Data listing:
──────────────────────────────

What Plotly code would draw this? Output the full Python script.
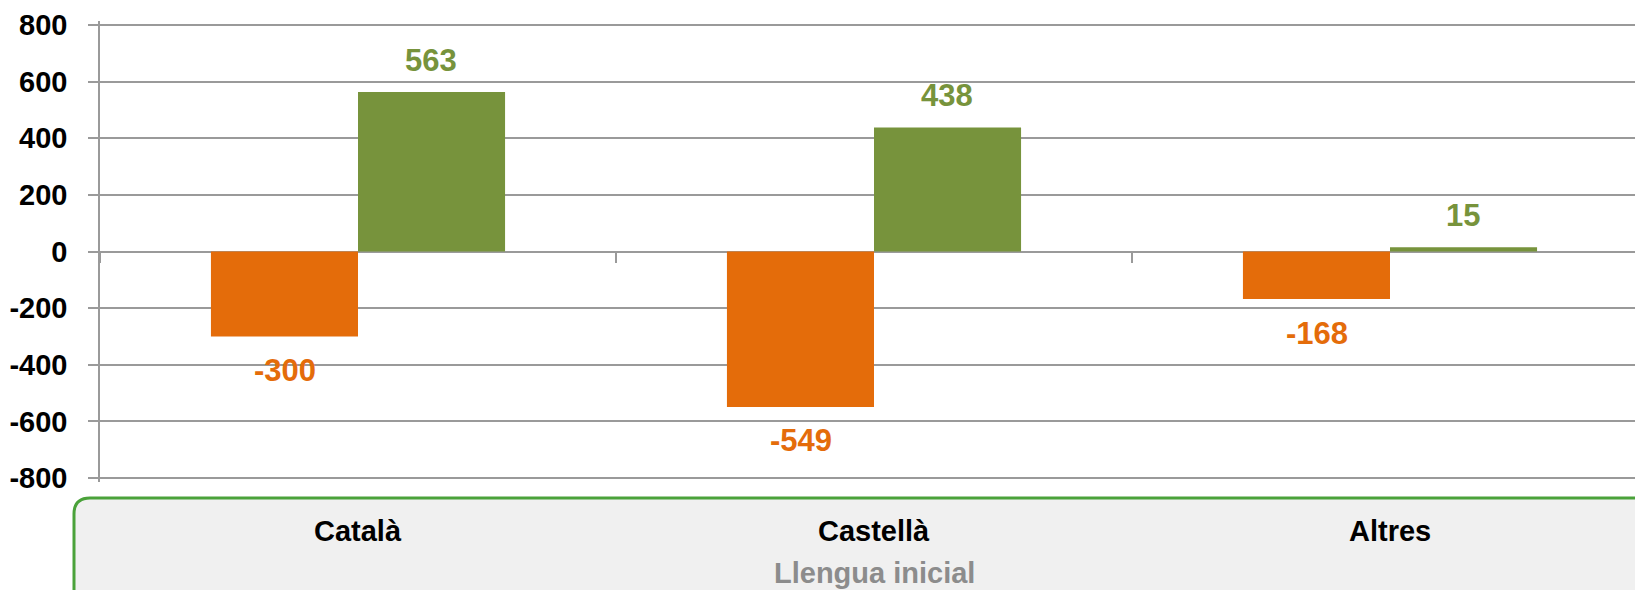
import plotly.graph_objects as go

# Data
categories = ["Català", "Castellà", "Altres"]
series_names = ["Abandonen", "Adopten"]
abandonen = [-300, -549, -168]
adopten = [563, 438, 15]
y_ticks = [-800, -600, -400, -200, 0, 200, 400, 600, 800]
axis_title = "Llengua inicial"

ORANGE = "#E46C0A"
GREEN = "#77933C"
GRID = "#9A9A9A"
FONT = "Liberation Sans Narrow, Arial Narrow, Liberation Sans, Arial, sans-serif"

W, H = 1635, 590
# +/-800 sit at pixel rows 25 and 478; pad the range by 4px each side so
# plotly keeps the outer gridlines
PAD = 4
ML, MR, MT, MB = 100, 0, 25 - PAD, 112 - PAD
plot_h = H - MT - MB
plot_w = W - ML - MR
y_lim = 800 * plot_h / (plot_h - 2 * PAD)
base = H - MB  # pixel row of paper y=0


def paper_y(py):
    return (base - py) / plot_h


fig = go.Figure()
fig.add_trace(go.Bar(x=categories, y=abandonen, name=series_names[0],
                     marker=dict(color=ORANGE, line=dict(width=0))))
fig.add_trace(go.Bar(x=categories, y=adopten, name=series_names[1],
                     marker=dict(color=GREEN, line=dict(width=0))))

# value labels
annotations = []
for i, cat in enumerate(categories):
    for vals, col, xs in ((abandonen, ORANGE, -73), (adopten, GREEN, 73)):
        v = vals[i]
        annotations.append(dict(
            x=cat, y=v, xref="x", yref="y", text=f"<b>{v}</b>", showarrow=False,
            xshift=xs, yshift=32 if v >= 0 else -34, yanchor="middle",
            font=dict(family=FONT, size=31, color=col)))
    # category label inside bottom box
    annotations.append(dict(
        x=cat, y=paper_y(531), xref="x", yref="paper",
        text=f"<b>{cat}</b>", showarrow=False, yanchor="middle",
        font=dict(family=FONT, size=29, color="black")))

annotations.append(dict(
    x=categories[1], y=paper_y(573), xref="x", yref="paper",
    text=f"<b>{axis_title}</b>", showarrow=False, yanchor="middle",
    font=dict(family=FONT, size=29, color="#8C8C8C")))

# rounded box behind category labels (paper coords)
x0 = (74 - ML) / plot_w
x1 = 1.02
yt = paper_y(498)
yb = paper_y(640)
rx = 16 / plot_w
ry = 16 / plot_h
box_path = (f"M {x0},{yb} L {x0},{yt - ry} Q {x0},{yt} {x0 + rx},{yt} "
            f"L {x1},{yt} L {x1},{yb} Z")

fig.update_layout(
    width=W, height=H,
    margin=dict(l=ML, r=MR, t=MT, b=MB),
    plot_bgcolor="white", paper_bgcolor="white",
    barmode="group", bargap=0.43, bargroupgap=0,
    showlegend=False,
    annotations=annotations,
    shapes=[dict(type="path", path=box_path, xref="paper", yref="paper",
                 fillcolor="#F0F0F0", line=dict(color="#4AA23A", width=3),
                 layer="below")],
    xaxis=dict(
        anchor="free", position=0.5, automargin=False,
        range=[-0.5, -0.5 + plot_w / 516],
        showticklabels=False, showgrid=False, showline=False,
        tickson="boundaries", ticks="outside", ticklen=10,
        tickcolor=GRID, tickwidth=1.5,
    ),
    yaxis=dict(
        range=[-y_lim, y_lim], tickvals=y_ticks,
        ticktext=[str(v) for v in y_ticks], automargin=False,
        showline=True, linecolor=GRID, linewidth=1.5,
        ticks="outside", ticklen=10, tickcolor=GRID, tickwidth=1.5,
        showgrid=True, gridcolor=GRID, gridwidth=1.5,
        zeroline=True, zerolinecolor=GRID, zerolinewidth=1.5,
        ticklabelstandoff=15,
        tickfont=dict(family=FONT, size=29, color="black", weight="bold"),
    ),
)

# drop the browser's default body margin so the figure sits at the corner
fig.write_html("out.html", config={"displayModeBar": False},
               post_script="document.body.style.margin='0px';"
                           "document.body.style.overflow='hidden';")
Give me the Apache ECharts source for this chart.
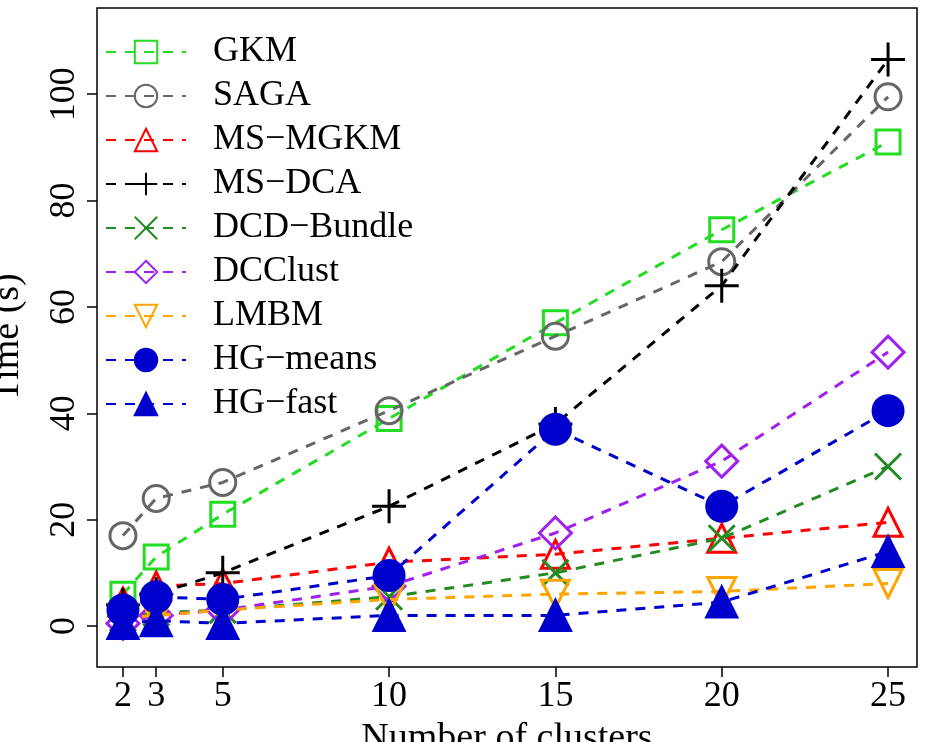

──────────────────────────────

### Exercise description
Take the data above and repeat it exactly, leaving each picture out.

### Response
What Plotly code would draw this? Output the full Python script.
import plotly.graph_objects as go

# Data
categories = ["Català", "Castellà", "Altres"]
series_names = ["Abandonen", "Adopten"]
abandonen = [-300, -549, -168]
adopten = [563, 438, 15]
y_ticks = [-800, -600, -400, -200, 0, 200, 400, 600, 800]
axis_title = "Llengua inicial"

ORANGE = "#E46C0A"
GREEN = "#77933C"
GRID = "#9A9A9A"
FONT = "Liberation Sans Narrow, Arial Narrow, Liberation Sans, Arial, sans-serif"

W, H = 1635, 590
# +/-800 sit at pixel rows 25 and 478; pad the range by 4px each side so
# plotly keeps the outer gridlines
PAD = 4
ML, MR, MT, MB = 100, 0, 25 - PAD, 112 - PAD
plot_h = H - MT - MB
plot_w = W - ML - MR
y_lim = 800 * plot_h / (plot_h - 2 * PAD)
base = H - MB  # pixel row of paper y=0


def paper_y(py):
    return (base - py) / plot_h


fig = go.Figure()
fig.add_trace(go.Bar(x=categories, y=abandonen, name=series_names[0],
                     marker=dict(color=ORANGE, line=dict(width=0))))
fig.add_trace(go.Bar(x=categories, y=adopten, name=series_names[1],
                     marker=dict(color=GREEN, line=dict(width=0))))

# value labels
annotations = []
for i, cat in enumerate(categories):
    for vals, col, xs in ((abandonen, ORANGE, -73), (adopten, GREEN, 73)):
        v = vals[i]
        annotations.append(dict(
            x=cat, y=v, xref="x", yref="y", text=f"<b>{v}</b>", showarrow=False,
            xshift=xs, yshift=32 if v >= 0 else -34, yanchor="middle",
            font=dict(family=FONT, size=31, color=col)))
    # category label inside bottom box
    annotations.append(dict(
        x=cat, y=paper_y(531), xref="x", yref="paper",
        text=f"<b>{cat}</b>", showarrow=False, yanchor="middle",
        font=dict(family=FONT, size=29, color="black")))

annotations.append(dict(
    x=categories[1], y=paper_y(573), xref="x", yref="paper",
    text=f"<b>{axis_title}</b>", showarrow=False, yanchor="middle",
    font=dict(family=FONT, size=29, color="#8C8C8C")))

# rounded box behind category labels (paper coords)
x0 = (74 - ML) / plot_w
x1 = 1.02
yt = paper_y(498)
yb = paper_y(640)
rx = 16 / plot_w
ry = 16 / plot_h
box_path = (f"M {x0},{yb} L {x0},{yt - ry} Q {x0},{yt} {x0 + rx},{yt} "
            f"L {x1},{yt} L {x1},{yb} Z")

fig.update_layout(
    width=W, height=H,
    margin=dict(l=ML, r=MR, t=MT, b=MB),
    plot_bgcolor="white", paper_bgcolor="white",
    barmode="group", bargap=0.43, bargroupgap=0,
    showlegend=False,
    annotations=annotations,
    shapes=[dict(type="path", path=box_path, xref="paper", yref="paper",
                 fillcolor="#F0F0F0", line=dict(color="#4AA23A", width=3),
                 layer="below")],
    xaxis=dict(
        anchor="free", position=0.5, automargin=False,
        range=[-0.5, -0.5 + plot_w / 516],
        showticklabels=False, showgrid=False, showline=False,
        tickson="boundaries", ticks="outside", ticklen=10,
        tickcolor=GRID, tickwidth=1.5,
    ),
    yaxis=dict(
        range=[-y_lim, y_lim], tickvals=y_ticks,
        ticktext=[str(v) for v in y_ticks], automargin=False,
        showline=True, linecolor=GRID, linewidth=1.5,
        ticks="outside", ticklen=10, tickcolor=GRID, tickwidth=1.5,
        showgrid=True, gridcolor=GRID, gridwidth=1.5,
        zeroline=True, zerolinecolor=GRID, zerolinewidth=1.5,
        ticklabelstandoff=15,
        tickfont=dict(family=FONT, size=29, color="black", weight="bold"),
    ),
)

# drop the browser's default body margin so the figure sits at the corner
fig.write_html("out.html", config={"displayModeBar": False},
               post_script="document.body.style.margin='0px';"
                           "document.body.style.overflow='hidden';")
Give me the Apache ECharts source for this chart.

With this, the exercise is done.